Q24. Why is it necessary to provide the segment and offset address in case of FAR jump ?

Answer:-  Far jump must be used a two byte segment and a two byte offset are given to it Because It loads CS with the segment part and IP with the offset part.

Q25. What’s your understanding about Incrementing and Decrementing Stack?

Answer:- A decrementing stack moves from higher addresses to lower addresses as elements are added in it while an incrementing stack moves from lower addresses to higher addresses as elements are added.

Q26. What is the Difference between CALL and RET

Answer:-  The CALL instruction allows temporary diversion and therefore reusability of code. The word return holds in its meaning that we are to return from where we came and need no explicit destination. Therefore RET takes no arguments and transfers control back to the instruction following the CALL that took us in this subroutine.

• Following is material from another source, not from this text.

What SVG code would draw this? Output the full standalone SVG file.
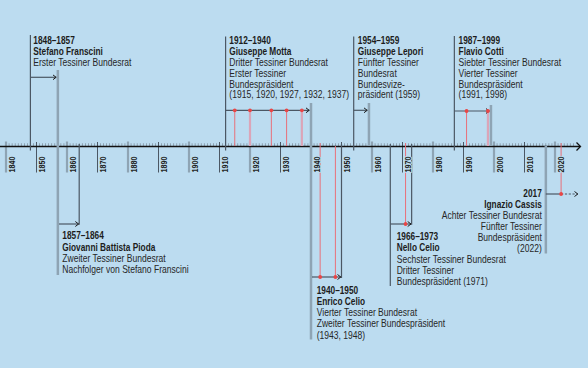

Q27. Explain the process of ADC?

Answer:- The ADC instruction is specifically placed for extending the capability of ADD. Numbers of any size can be added using a proper combination of ADD and ADC. All basic building blocks are provided for the assembly language programmer, and the programmer can extend its capabilities as much as needed by using these fine instructions in appropriate combinations. Further clarifying the operation of ADC, consider an instruction “ADC AX, BX.” Normal addition would have just added BX to AX, however ADC first adds the carry flag to AX and then adds BX to AX. Therefore the last carry is also included in the result.

Q28. Define implied operand?

Answer:-  An implied operand means that it is always in a particular register say the accumulator, and it need not be mentioned in the instruction.